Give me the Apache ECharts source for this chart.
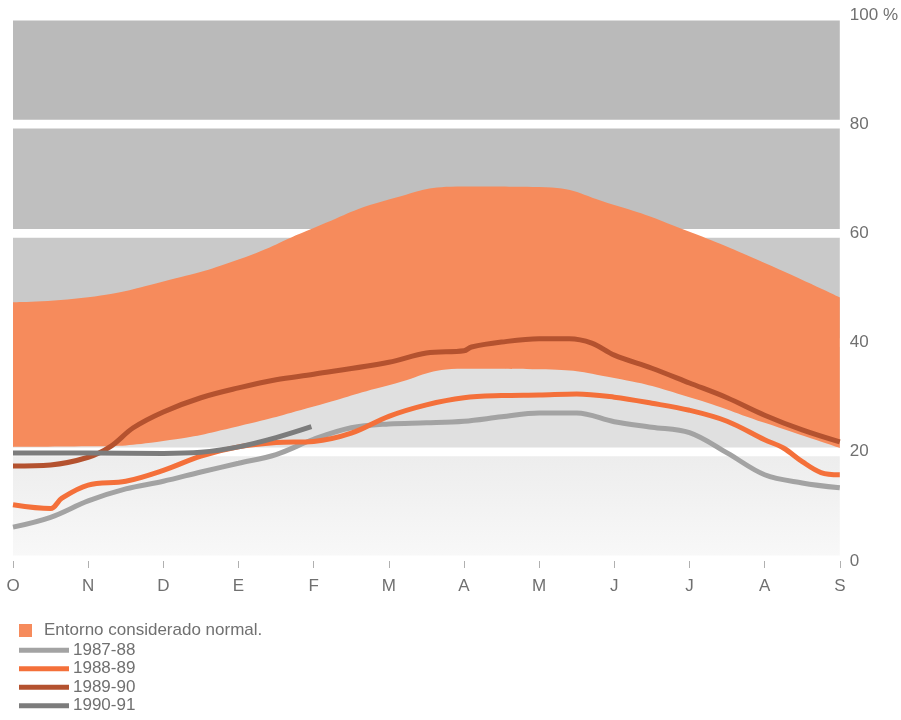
<!DOCTYPE html>
<html>
<head>
<meta charset="utf-8">
<script src="https://cdn.jsdelivr.net/npm/echarts@6/dist/echarts.min.js"></script>
<style>
html,body{margin:0;padding:0;background:#fff;}
#c{width:901px;height:720px;}
</style>
</head>
<body>
<div id="c"></div>
<script>
// Month labels (Oct..Sep)
const months = ['O','N','D','E','F','M','A','M','J','J','A','S'];
const yTicks = [0, 20, 40, 60, 80, 100];

// "Normal" envelope (band) at each month
const bandLow  = [20.9,21.0,22.0,24.7,28.3,32.2,35.2,35.1,33.5,30.0,25.3,20.7];
const bandHigh = [47.4,48.3,51.2,55.2,61.0,66.2,68.6,68.5,65.2,60.3,54.6,48.3];

// 1987-88
const pos8788 = [0,0.5,1,1.5,2,2.5,3,3.5,4,4.5,5,5.5,6,6.5,7,7.5,8,8.5,9,9.5,10,10.5,11];
const val8788 = [6.2,8.0,11.0,13.2,14.6,16.3,17.9,19.5,22.3,24.4,25.1,25.3,25.6,26.4,27.1,27.1,25.5,24.5,23.5,19.8,15.8,14.3,13.4];

// 1988-89
const pos8889 = [0,0.5,0.65,1,1.5,2,2.5,3,3.5,4,4.5,5,5.5,6,6.5,7,7.5,8,8.5,9,9.5,10,10.25,10.5,10.75,11];
const val8889 = [10.3,9.6,11.5,13.9,14.6,16.6,19.2,20.9,21.7,21.9,23.4,26.5,28.6,29.9,30.3,30.4,30.6,30.0,28.9,27.6,25.6,22.2,20.7,18.2,16.2,15.8];

// 1989-90
const pos8990 = [0,0.5,1,1.3,1.6,2,2.5,3,3.5,4,5,5.5,6,6.1,6.5,7,7.4,7.7,8,8.5,9,9.5,10,10.5,11];
const val8990 = [17.4,17.6,19.0,21.0,24.4,27.3,29.9,31.7,33.2,34.2,36.4,38.1,38.5,39.2,40.1,40.7,40.7,39.9,37.7,35.3,32.6,29.9,26.7,24.0,21.8];

// 1990-91 (partial season)
const pos9091 = [0,1,2,2.5,3,3.5,3.97];
const val9091 = [19.8,19.8,19.7,19.9,20.9,22.6,24.6];

const bandName = 'Entorno considerado normal.';
const lineNames = ['1987-88','1988-89','1989-90','1990-91'];
const lineColors = ['#a3a3a3','#f4703a','#b4522f','#7c7c7c'];

const FONT = '"Liberation Sans", Arial, sans-serif';
const TXT = '#707070';

function pairs(p, v){ return p.map((x,i)=>[x, v[i]]); }

const chart = echarts.init(document.getElementById('c'), null, {renderer:'canvas'});

const bgColors = [
  new echarts.graphic.LinearGradient(0,0,0,1,[{offset:0,color:'#ededed'},{offset:1,color:'#f8f8f8'}]),
  '#e0e0e0','#c9c9c9','#bfbfbf','#bababa'
];
const bgRanges = [[1,19.2],[20.8,39.2],[40.8,59.2],[60.8,79.2],[80.8,99]];

const series = [
  {
    name:'bg', type:'line', data:[], silent:true, z:1, xAxisIndex:0,
    markArea:{silent:true, data:bgRanges.map((r,i)=>[{yAxis:r[0], itemStyle:{color:bgColors[i]}}, {yAxis:r[1]}])}
  },
  {
    name:'bandBase', type:'line', stack:'band', z:2, silent:true, xAxisIndex:1,
    data:bandLow, smooth:true, symbol:'none',
    lineStyle:{width:0, opacity:0}
  },
  {
    name:bandName, type:'line', stack:'band', z:2, silent:true, xAxisIndex:1,
    data:bandHigh.map((h,i)=>h-bandLow[i]), smooth:true, symbol:'none',
    lineStyle:{width:0, opacity:0},
    itemStyle:{color:'#f68b5c'},
    areaStyle:{color:'#f68b5c', opacity:1}
  }
];
const lineData = [pairs(pos8788,val8788), pairs(pos8889,val8889), pairs(pos8990,val8990), pairs(pos9091,val9091)];
lineNames.forEach((n,i)=>{
  series.push({
    name:n, type:'line', z:3, xAxisIndex:0, data:lineData[i], smooth:0.35, symbol:'none',
    lineStyle:{width:5, color:lineColors[i], cap:'butt'},
    itemStyle:{color:lineColors[i]}
  });
});

chart.setOption({
  animation:false,
  backgroundColor:'#ffffff',
  textStyle:{fontFamily:FONT},
  grid:{left:13, right:59, top:15, bottom:159},
  xAxis:[{
    type:'value', min:0, max:11, interval:1, offset:4,
    axisLine:{show:false},
    axisTick:{show:true, length:7, lineStyle:{color:'#b0b0b0', width:1}},
    splitLine:{show:false},
    axisLabel:{margin:13, color:TXT, fontSize:17, fontFamily:FONT, formatter:v=>months[v]}
  },{
    type:'category', data:months, boundaryGap:false, show:false
  }],
  yAxis:{
    type:'value', position:'right', min:0, max:100, interval:20,
    axisLine:{show:false}, axisTick:{show:false}, splitLine:{show:false},
    axisLabel:{margin:10, color:TXT, fontSize:17, fontFamily:FONT, formatter:v=> v===100 ? '100 %' : String(v)}
  },
  legend:[
    {data:[bandName], left:14, top:617, orient:'vertical', icon:'rect', itemWidth:13, itemHeight:13,
     textStyle:{color:TXT, fontSize:17, fontFamily:FONT, padding:[0,0,0,7]}, selectedMode:false},
    {data:lineNames, left:14, top:636, orient:'vertical', icon:'rect', itemWidth:50, itemHeight:5, itemGap:0,
     textStyle:{color:TXT, fontSize:17, fontFamily:FONT, lineHeight:18.5, padding:[0,0,0,-1]}, selectedMode:false}
  ],
  series:series
});
</script>
</body>
</html>
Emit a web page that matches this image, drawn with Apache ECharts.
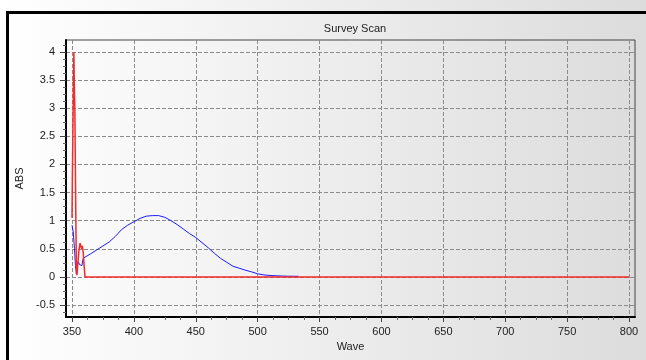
<!DOCTYPE html>
<html><head><meta charset="utf-8">
<script src="https://cdn.jsdelivr.net/npm/echarts@6/dist/echarts.min.js"></script>
<style>html,body{margin:0;padding:0;}#c{width:646px;height:360px;}</style>
</head><body><div id="c"></div>
<script>
const xTicks = [350, 400, 450, 500, 550, 600, 650, 700, 750, 800];
const yTicks = [-0.5, 0, 0.5, 1, 1.5, 2, 2.5, 3, 3.5, 4];

const blueWave = [350, 351, 352, 352.8, 353.5, 354.3, 355.2, 356, 357, 358, 359, 360, 365, 370, 375, 380, 385, 390, 395, 400, 405, 410, 415, 420, 425, 430, 435, 440, 445, 450, 455, 460, 465, 470, 475, 480, 485, 490, 495, 500, 505, 510, 515, 520, 525, 533];
const blueAbs  = [0.92, 0.80, 0.50, 0.20, 0.05, 0.20, 0.27, 0.22, 0.25, 0.20, 0.33, 0.35, 0.41, 0.48, 0.55, 0.62, 0.72, 0.84, 0.92, 0.98, 1.04, 1.08, 1.09, 1.09, 1.06, 1.00, 0.93, 0.85, 0.77, 0.70, 0.61, 0.52, 0.42, 0.33, 0.26, 0.19, 0.155, 0.12, 0.09, 0.055, 0.035, 0.025, 0.02, 0.015, 0.012, 0.01];

const redWave = [350.0, 350.3, 351.3, 351.5, 351.9, 352.0, 352.3, 353.0, 353.1, 353.5, 354.0, 354.6, 355.5, 356.5, 357.2, 357.8, 358.3, 359.0, 359.8, 360.5, 800];
const redAbs  = [1.05, 1.78, 1.78, 4.0, 4.0, 3.25, 3.02, 3.0, 1.05, 0.25, 0.03, 0.2, 0.45, 0.6, 0.62, 0.5, 0.55, 0.45, 0.2, 0.0, 0.0];

const blueData = blueWave.map((w, i) => [w, blueAbs[i]]);
const redData = redWave.map((w, i) => [w, redAbs[i]]);

const chart = echarts.init(document.getElementById('c'), null, {renderer: 'canvas'});
const labelFont = {fontFamily: 'Liberation Sans', fontSize: 11, color: '#222'};
const dash = {color: '#8c8c8c', width: 1, type: [4, 2]};

chart.setOption({
  animation: false,
  backgroundColor: {type: 'linear', x: 0, y: 0, x2: 1, y2: 0, colorStops: [{offset: 0, color: '#ffffff'}, {offset: 1, color: '#dcdcdc'}]},
  title: {text: 'Survey Scan', left: 350, top: 18, textAlign: 'center',
    textStyle: {fontFamily: 'Liberation Sans', fontSize: 11, fontWeight: 'normal', color: '#222'}},
  graphic: [
    {type: 'rect', shape: {x: 6, y: 11, width: 640, height: 3}, style: {fill: '#000'}},
    {type: 'rect', shape: {x: 6, y: 11, width: 3, height: 349}, style: {fill: '#000'}}
  ],
  grid: {left: 66, right: 11, top: 40, bottom: 43, show: true, borderColor: '#444', borderWidth: 1, backgroundColor: 'transparent'},
  xAxis: {
    type: 'value', min: 345.153, max: 804.847, splitNumber: 9,
    name: 'Wave', nameLocation: 'middle', nameGap: 21,
    nameTextStyle: labelFont,
    axisLine: {show: true, onZero: false, lineStyle: {color: '#000', width: 2}},
    axisTick: {show: true, length: 5, customValues: xTicks, lineStyle: {color: '#444'}},
    minorTick: {show: true, splitNumber: 4, length: 3, lineStyle: {color: '#666'}},
    axisLabel: {customValues: xTicks, margin: 9, ...labelFont},
    splitLine: {show: true, lineStyle: dash}
  },
  yAxis: {
    type: 'value', min: -0.7134, max: 4.2134, splitNumber: 10,
    name: 'ABS', nameLocation: 'middle', nameGap: 30,
    nameTextStyle: labelFont,
    axisLine: {show: true, onZero: false, lineStyle: {color: '#000', width: 2}},
    axisTick: {show: true, length: 6, customValues: yTicks, lineStyle: {color: '#444'}},
    minorTick: {show: true, splitNumber: 4, length: 3, lineStyle: {color: '#666'}},
    axisLabel: {customValues: yTicks, margin: 11, ...labelFont},
    splitLine: {show: true, lineStyle: dash}
  },
  series: [
    {type: 'line', data: blueData, showSymbol: false, lineStyle: {color: '#1a1aff', width: 1}, z: 3},
    {type: 'line', data: redData, showSymbol: false, lineStyle: {color: '#f52a2a', width: 1.5}, z: 4}
  ]
});
</script></body></html>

○ ○ ○

> _TASK GOAL_
Lines of the material that contain the word "Apache" are to be gathered.

> _OUTPUT_
Give me the Apache ECharts source for this chart.
Emit a web page that matches this image, drawn with Apache ECharts.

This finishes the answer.